There is a way to "unflatten" a list in Python (see, for example, HERE). However, how to do that efficiently given specific elements? Here is a slightly altered beginning of Jane Austen's "Pride and Prejudice":
Austen = """ONE: It is a truth universally acknowledged, ONE: that a single man in possession
of a good fortune, must be in want of a wife.
TWO: However little known the feelings or views of such a man may be on his
first entering a neighbourhood, ONE: this truth is so well fixed in the minds
of the surrounding families, THREE: that he is considered as the rightful
property of some one or other of their daughters.
TWO: "My dear Mr. Bennet," said his lady to him one day, ONE: "have you heard that
Netherfield Park is let at last?"
"""
Note, there are some added points:
BREAK_POINTS = ('ONE:', 'TWO:', 'THREE:')

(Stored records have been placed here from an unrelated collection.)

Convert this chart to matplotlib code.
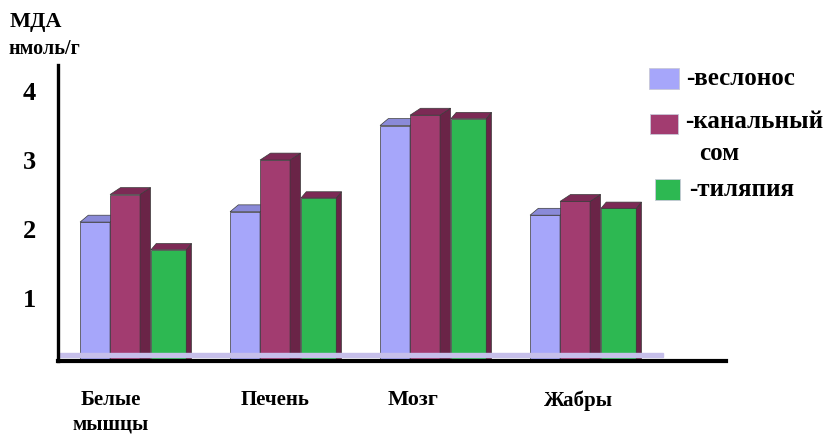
import numpy as np
import matplotlib.pyplot as plt
from matplotlib.patches import Polygon, Rectangle

categories = ["Белые\nмышцы", "Печень", "Мозг", "Жабры"]
series = ["-веслонос", "-канальный\nсом", "-тиляпия"]
veslonos = [2.1, 2.25, 3.5, 2.2]
kanal_som = [2.5, 3.0, 3.65, 2.4]
tilapia = [1.7, 2.45, 3.6, 2.3]
yticks = [1, 2, 3, 4]

LAV, LAV_TOP = "#a6a6fa", "#8a8ad8"
MAR, MAR_TOP, MAR_SIDE = "#a23c70", "#7c2a55", "#6a2447"
GRN = "#2db852"
EDGE = "#3a3a3a"

plt.rcParams['font.family'] = ['Liberation Serif', 'DejaVu Serif']

W, H = 827, 434
fig = plt.figure(figsize=(W / 100, H / 100), dpi=100)
ax = fig.add_axes([58 / W, (H - 361) / H, (726 - 58) / W, (361 - 65) / H])
ax.set_xlim(-0.5, -0.5 + 668 / 150)
ax.set_ylim(0.087, 4.377)


def bar3d(x, h, w, front, top, side, dx, dy, z):
    ax.bar(x, h, width=w, align='edge', color=front, edgecolor=EDGE,
           linewidth=0.5, zorder=z)
    ax.add_patch(Polygon([(x + w, 0), (x + w + dx, dy), (x + w + dx, h + dy), (x + w, h)],
                         closed=True, facecolor=side, edgecolor=EDGE,
                         linewidth=0.5, zorder=z))
    ax.add_patch(Polygon([(x, h), (x + w, h), (x + w + dx, h + dy), (x + dx, h + dy)],
                         closed=True, facecolor=top, edgecolor=EDGE,
                         linewidth=0.5, zorder=z))


xs = np.arange(len(categories))
for i, x in enumerate(xs):
    bar3d(x - 0.353, veslonos[i], 0.2, LAV, LAV_TOP, LAV_TOP, 0.055, 0.1, 2)
    bar3d(x - 0.153, kanal_som[i], 0.2, MAR, MAR_TOP, MAR_SIDE, 0.07, 0.1, 3)
    bar3d(x + 0.12, tilapia[i], 0.235, GRN, MAR_TOP, MAR_SIDE, 0.035, 0.09, 4)

# floor strip
ax.axhspan(0.14, 0.2, xmin=0, xmax=(663 - 58) / 668, color="#c6bfea", zorder=5)

for s in ["top", "right"]:
    ax.spines[s].set_visible(False)
ax.spines["left"].set_linewidth(2.4)
ax.spines["bottom"].set_linewidth(3)
ax.spines["left"].set_zorder(6)
ax.spines["bottom"].set_zorder(6)

ax.set_yticks(yticks)
ax.set_yticklabels([str(t) for t in yticks], fontsize=19, fontweight='bold')
ax.tick_params(axis='y', length=0, pad=16)
ax.set_xticks([])

# category labels under the groups
label_dx = [-0.15, -0.05, -0.13, -0.03]
label_fs = [15, 15, 16, 15]
for x, name, d, fs in zip(xs, categories, label_dx, label_fs):
    ax.text(x + d, -0.34, name, ha='center', va='top', fontsize=fs,
            fontweight='bold', linespacing=1.25, clip_on=False)

fig.text(10 / W, 1 - 22 / H, "МДА", fontsize=16, fontweight='bold', va='center')
fig.text(8 / W, 1 - 49 / H, "нмоль/г", fontsize=14.5, fontweight='bold', va='center')

# legend
leg_colors = [LAV, MAR, GRN]
boxes = [(649, 68, 30, 21), (650, 114, 28, 20), (655, 179, 25, 21)]
texts = [[(686, 79)], [(685, 122), (699, 154)], [(689, 190)]]
for c, (bx, by, bw, bh), pos, lab in zip(leg_colors, boxes, texts, series):
    fig.patches.append(Rectangle((bx / W, 1 - (by + bh) / H), bw / W, bh / H,
                                 transform=fig.transFigure, facecolor=c,
                                 edgecolor="#c8c8d8", linewidth=0.6))
    for (tx, ty), line in zip(pos, lab.split("\n")):
        fig.text(tx / W, 1 - ty / H, line, fontsize=18, fontweight='bold',
                 va='center')

fig.savefig("out.png", dpi=100)
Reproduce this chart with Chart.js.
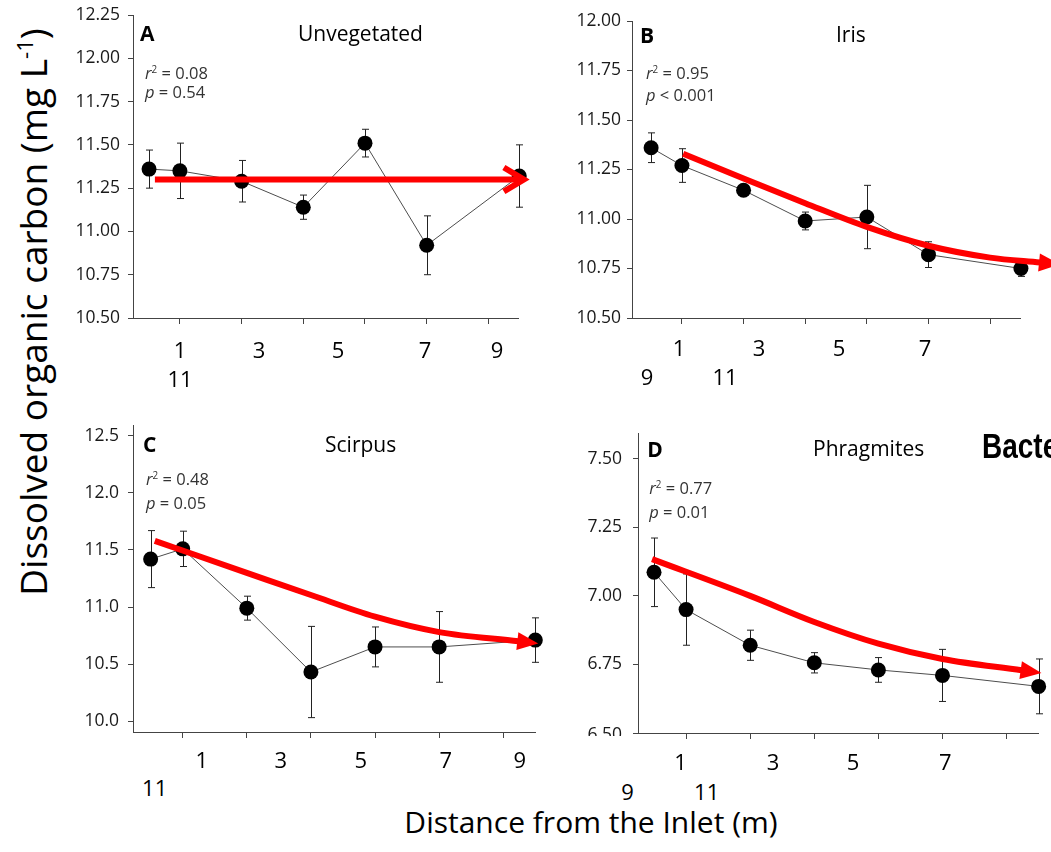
<!DOCTYPE html>
<html>
<head>
<meta charset="utf-8">
<title>Dissolved organic carbon along the beds</title>
<script src="https://cdn.jsdelivr.net/npm/chart.js@4.4.1/dist/chart.umd.min.js"></script>
<style>
  html, body { margin: 0; padding: 0; background: #fff; }
  body { position: relative; width: 1051px; height: 852px; overflow: hidden; font-family: 'Open Sans', sans-serif; }
  canvas { position: absolute; }
  .txt { position: absolute; white-space: nowrap; line-height: 1; color: #000; }
  .stat { color: #333; }
  .stat i { font-style: italic; }
  sup { font-size: 0.6em; line-height: 0; vertical-align: 0.6em; }
  .clip { position: absolute; overflow: hidden; }
</style>
</head>
<body>
<script>
// distance from the inlet (m) of each sampling point, same for all beds
var distance = [0, 1, 3, 5, 7, 9, 12];
var xTicks = [1, 3, 5, 7, 9, 11];
var xTickLabels = ['1', '3', '5', '7', '9', '11'];

// A - unvegetated
var docA = [11.36, 11.35, 11.29, 11.14, 11.51, 10.92, 11.32];
var errA = [0.11, 0.16, 0.12, 0.07, 0.08, 0.17, 0.18];
var trendAx = [0.19, 12.15];
var trendAy = [11.30, 11.30];
var yTicksA = [10.5, 10.75, 11, 11.25, 11.5, 11.75, 12, 12.25];

// B - iris
var docB = [11.36, 11.27, 11.145, 10.99, 11.01, 10.82, 10.75];
var errB = [0.075, 0.085, 0.02, 0.045, 0.16, 0.065, 0.04];
var trendBx = [1.04, 3, 5, 7, 9, 11, 12.62];
var trendBy = [11.33, 11.205, 11.08, 10.96, 10.865, 10.805, 10.78];
var yTicksB = [10.5, 10.75, 11, 11.25, 11.5, 11.75, 12];

// C - scirpus
var docC = [11.42, 11.51, 10.99, 10.43, 10.65, 10.65, 10.71];
var errC = [0.25, 0.155, 0.105, 0.40, 0.175, 0.31, 0.195];
var trendCx = [0.13, 3, 5, 7, 9, 11.47];
var trendCy = [11.58, 11.30, 11.105, 10.915, 10.78, 10.70];
var yTicksC = [10, 10.5, 11, 11.5, 12, 12.5];

// D - phragmites
var docD = [7.086, 6.95, 6.82, 6.756, 6.73, 6.71, 6.67];
var errD = [0.125, 0.13, 0.055, 0.037, 0.045, 0.095, 0.1];
var trendDx = [-0.06, 3, 5, 7, 9, 11.47];
var trendDy = [7.134, 7.0, 6.905, 6.826, 6.77, 6.729];
var yTicksD = [6.5, 6.75, 7, 7.25, 7.5];

var panels = [
  { letter: 'A', title: 'Unvegetated', r2: '0.08', p: '= 0.54',
    doc: docA, err: errA, tx: trendAx, ty: trendAy, yTicks: yTicksA, digits: 2, hide: [],
    xRange: [-0.52, 11.96], yRange: [10.5, 12.25], head: 'open',
    box: [60, 0, 480, 335], area: [133, 15, 518, 318], tickPad: 8,
    letterAt: [140, 42], titleAt: [298, 41.7], statAt: [145, 80, 99],
    labelsAt: [[180, 358], [259, 358], [338, 358], [425, 358], [497, 358], [180, 387]] },
  { letter: 'B', title: 'Iris', r2: '0.95', p: '&lt; 0.001',
    doc: docB, err: errB, tx: trendBx, ty: trendBy, yTicks: yTicksB, digits: 2, hide: [],
    xRange: [-0.62, 11.97], yRange: [10.5, 12.0], head: 'filled',
    box: [560, 0, 491, 335], area: [632, 21, 1020, 318], tickPad: 6,
    letterAt: [640, 43.3], titleAt: [836, 43], statAt: [646, 79.5, 101.5],
    labelsAt: [[679, 356], [759, 356], [839, 356], [925, 356], [647, 385], [725, 385]] },
  { letter: 'C', title: 'Scirpus', r2: '0.48', p: '= 0.05',
    doc: docC, err: errC, tx: trendCx, ty: trendCy, yTicks: yTicksC, digits: 1, hide: [],
    xRange: [-0.55, 11.99], yRange: [9.904, 12.596], head: 'filled',
    box: [60, 415, 490, 335], area: [133, 425, 535, 732], tickPad: 9,
    letterAt: [143, 452.3], titleAt: [325, 452.3], statAt: [146, 486, 509.3],
    labelsAt: [[201.7, 768], [280.8, 768], [360.8, 768], [445.8, 768], [519.7, 768], [154.7, 796]] },
  { letter: 'D', title: 'Phragmites', r2: '0.77', p: '= 0.01',
    doc: docD, err: errD, tx: trendDx, ty: trendDy, yTicks: yTicksD, digits: 2, hide: [6.5],
    xRange: [-0.5, 11.98], yRange: [6.5, 7.594], head: 'filled',
    box: [560, 420, 491, 325], area: [638, 433, 1038, 733], tickPad: 11,
    letterAt: [647.3, 457.3], titleAt: [813, 457], statAt: [649.3, 495, 518.3],
    labelsAt: [[680.5, 770], [773, 770], [853, 770], [945.3, 770], [627.5, 800], [706.7, 800]] }
];

// error bars go under the markers
var errorBars = {
  id: 'errorBars',
  beforeDatasetsDraw: function (chart) {
    var ds = chart.data.datasets[1];
    var meta = chart.getDatasetMeta(1);
    var yScale = chart.scales.y;
    var ctx = chart.ctx;
    ctx.save();
    ctx.strokeStyle = '#222';
    ctx.lineWidth = 1;
    meta.data.forEach(function (pt, i) {
      var v = ds.data[i].y;
      var top = yScale.getPixelForValue(v + ds.errors[i]);
      var bot = yScale.getPixelForValue(v - ds.errors[i]);
      var x = Math.round(pt.x) + 0.5;
      ctx.beginPath();
      ctx.moveTo(x, top); ctx.lineTo(x, bot);
      ctx.moveTo(x - 3.5, top); ctx.lineTo(x + 3.5, top);
      ctx.moveTo(x - 3.5, bot); ctx.lineTo(x + 3.5, bot);
      ctx.stroke();
    });
    ctx.restore();
  }
};

// head on the end of the red trend line
var arrowHead = {
  id: 'arrowHead',
  afterDatasetsDraw: function (chart) {
    var ds = chart.data.datasets[0];
    var pts = chart.getDatasetMeta(0).data;
    var end = pts[pts.length - 1];
    var prev = pts[pts.length - 2];
    var fx = end.cp1x, fy = end.cp1y;
    if (fx === undefined || Math.abs(end.x - fx) + Math.abs(end.y - fy) < 0.5) {
      fx = prev.x; fy = prev.y;
    }
    var dx = end.x - fx, dy = end.y - fy;
    var len = Math.sqrt(dx * dx + dy * dy);
    dx /= len; dy /= len;
    var nx = -dy, ny = dx;
    var ctx = chart.ctx;
    ctx.save();
    ctx.strokeStyle = ds.borderColor;
    ctx.fillStyle = ds.borderColor;
    if (ds.arrowHead === 'open') {
      var L = 20, W = 12;
      ctx.lineWidth = ds.borderWidth;
      ctx.lineJoin = 'miter';
      ctx.beginPath();
      ctx.moveTo(end.x - L * dx + W * nx, end.y - L * dy + W * ny);
      ctx.lineTo(end.x, end.y);
      ctx.lineTo(end.x - L * dx - W * nx, end.y - L * dy - W * ny);
      ctx.stroke();
    } else {
      var L2 = 20, W2 = 9;
      ctx.beginPath();
      ctx.moveTo(end.x + L2 * dx, end.y + L2 * dy);
      ctx.lineTo(end.x - dx + W2 * nx, end.y - dy + W2 * ny);
      ctx.lineTo(end.x - dx - W2 * nx, end.y - dy - W2 * ny);
      ctx.closePath();
      ctx.fill();
    }
    ctx.restore();
  }
};

function addText(html, x, baseline, size, cls, center) {
  var d = document.createElement('div');
  d.className = 'txt ' + (cls || '');
  d.innerHTML = html;
  d.style.fontSize = size + 'px';
  d.style.left = x + 'px';
  d.style.top = (baseline - 0.888 * size) + 'px';
  if (center) d.style.transform = 'translateX(-50%)';
  document.body.appendChild(d);
  return d;
}

function makePanel(pn) {
  var b = pn.box, a = pn.area;
  var xAxisH = 10;
  var c = document.createElement('canvas');
  c.width = b[2]; c.height = b[3];
  c.style.left = b[0] + 'px'; c.style.top = b[1] + 'px';
  c.style.width = b[2] + 'px'; c.style.height = b[3] + 'px';
  document.body.appendChild(c);

  var points = distance.map(function (d, i) { return { x: d, y: pn.doc[i] }; });
  var trend = pn.tx.map(function (d, i) { return { x: d, y: pn.ty[i] }; });

  new Chart(c, {
    type: 'line',
    data: {
      datasets: [
        { data: trend, borderColor: 'rgb(255,0,0)', borderWidth: 6, pointRadius: 0,
          cubicInterpolationMode: 'monotone', clip: false, order: 0, arrowHead: pn.head },
        { data: points, errors: pn.err, borderColor: '#4d4d4d', borderWidth: 1,
          pointRadius: 7.5, pointBackgroundColor: '#000', pointBorderColor: '#000',
          pointBorderWidth: 0, clip: false, order: 1 }
      ]
    },
    options: {
      responsive: false,
      animation: false,
      devicePixelRatio: 1,
      events: [],
      layout: { padding: { left: 0, top: a[1] - b[1], right: b[0] + b[2] - a[2], bottom: b[1] + b[3] - a[3] - xAxisH } },
      plugins: { legend: { display: false }, tooltip: { enabled: false } },
      scales: {
        x: {
          type: 'linear', min: pn.xRange[0], max: pn.xRange[1],
          afterBuildTicks: function (s) { s.ticks = xTicks.map(function (v) { return { value: v }; }); },
          afterFit: function (s) { s.height = xAxisH; s.paddingLeft = 0; s.paddingRight = 0; },
          ticks: { display: false },
          grid: { drawOnChartArea: false, drawTicks: true, tickLength: 6, color: '#444' },
          border: { color: '#444', width: 1 }
        },
        y: {
          type: 'linear', min: pn.yRange[0], max: pn.yRange[1],
          afterBuildTicks: function (s) { s.ticks = pn.yTicks.map(function (v) { return { value: v }; }); },
          afterFit: function (s) { s.width = a[0] - b[0]; s.paddingTop = 0; s.paddingBottom = 0; },
          ticks: {
            padding: pn.tickPad, color: '#1a1a1a', font: { family: 'Open Sans', size: 17.5 },
            callback: function (v) { return pn.hide.indexOf(v) >= 0 ? '' : v.toFixed(pn.digits); }
          },
          grid: { drawOnChartArea: false, drawTicks: true, tickLength: 5, color: '#444' },
          border: { color: '#444', width: 1 }
        }
      }
    },
    plugins: [errorBars, arrowHead]
  });

  addText(pn.letter, pn.letterAt[0], pn.letterAt[1], 21).style.fontWeight = 'bold';
  addText(pn.title, pn.titleAt[0], pn.titleAt[1], 21);
  addText('<i>r</i><sup>2</sup> = ' + pn.r2, pn.statAt[0], pn.statAt[1], 16.5, 'stat');
  addText('<i>p</i> ' + pn.p, pn.statAt[0], pn.statAt[2], 16.5, 'stat');
  xTickLabels.forEach(function (t, i) {
    addText(t, pn.labelsAt[i][0], pn.labelsAt[i][1], 22, '', true);
  });
}

panels.forEach(makePanel);

// bottom label of panel D is cut off by the axis in the original
var cut = document.createElement('div');
cut.className = 'clip';
cut.style.left = '580px'; cut.style.top = '725px'; cut.style.width = '42px'; cut.style.height = '11px';
cut.innerHTML = '<div class="txt" style="right:0;top:0;font-size:17.5px;color:#1a1a1a">6.50</div>';
document.body.appendChild(cut);

// shared axis titles
var yTitle = addText('Dissolved organic carbon (mg L<sup>-1</sup>)', 31.5, 0, 37);
yTitle.style.top = '312px';
yTitle.style.transform = 'translate(-50%, -50%) rotate(-90deg)';
var xTitle = addText('Distance from the Inlet (m)', 591, 834, 30, '', true);

var bacte = addText('Bacte', 982, 458, 35);
bacte.style.fontFamily = "'Liberation Sans', Arial, sans-serif";
bacte.style.fontWeight = 'bold';
bacte.style.top = (458 - 0.8465 * 35) + 'px';
bacte.style.transform = 'scaleX(0.8)';
bacte.style.transformOrigin = 'left';
</script>
</body>
</html>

Using RegEx Tokenizer from nltk
it is quite easy to get the list of word tokens:
from nltk.tokenize import RegexpTokenizer
tokenizer = RegexpTokenizer(r'\s+', gaps=True)
tokens = []
for line in Austen.splitlines():
if line == '':
continue
tokens += tokenizer.tokenize(line)
tokens
['ONE:', 'It', 'is', 'a', 'truth', 'universally',
'acknowledged,', 'ONE:', 'that', 'a', 'single', 'man', 'in',
'possession', 'of', 'a', 'good', 'fortune,', 'must', 'be', 'in',
'want', 'of', 'a', 'wife.', 'TWO:', 'However', 'little', 'known',
'the', 'feelings', 'or', 'views', 'of', 'such', 'a', 'man', 'may',
'be', 'on', 'his', 'first', 'entering', 'a', 'neighbourhood,',
'ONE:', 'this', 'truth', 'is', 'so', 'well', 'fixed', 'in', 'the',
'minds', 'of', 'the', 'surrounding', 'families,', 'THREE:', 'that',
'he', 'is', 'considered', 'as', 'the', 'rightful', 'property', 'of',
'some', 'one', 'or', 'other', 'of', 'their', 'daughters.', 'TWO:',
'"My', 'dear', 'Mr.', 'Bennet,"', 'said', 'his', 'lady', 'to',
'him', 'one', 'day,', 'ONE:', '"have', 'you', 'heard', 'that',
'Netherfield', 'Park', 'is', 'let', 'at', 'last?"']
How can I "unflatten" that list using BREAK_POINT
. In particular, if a BREAK_POINT repeats, like the first two 'ONE'
, that should be ignored.
[['ONE:', 'It', 'is', 'a', 'truth', 'universally', 'acknowledged,',
'that', 'a', 'single', 'man', 'in', 'possession', 'of', 'a', 'good',
'fortune,', 'must', 'be', 'in', 'want', 'of', 'a', 'wife.'],
['TWO:', 'However', 'little', 'known', 'the', 'feelings', 'or',
'views', 'of', 'such', 'a', 'man', 'may', 'be', 'on', 'his',
'first', 'entering', 'a', 'neighbourhood,'], ['ONE:', 'this',
'truth', 'is', 'so', 'well', 'fixed', 'in', 'the', 'minds', 'of',
'the', 'surrounding', 'families,'], ['THREE:', 'that', 'he', 'is',
'considered', 'as', 'the', 'rightful', 'property', 'of', 'some',
'one', 'or', 'other', 'of', 'their', 'daughters.'], ['TWO:', '"My',
'dear', 'Mr.', 'Bennet,"', 'said', 'his', 'lady', 'to', 'him',
'one', 'day,'], ['ONE:', '"have', 'you', 'heard', 'that',
'Netherfield', 'Park', 'is', 'let', 'at', 'last?"']]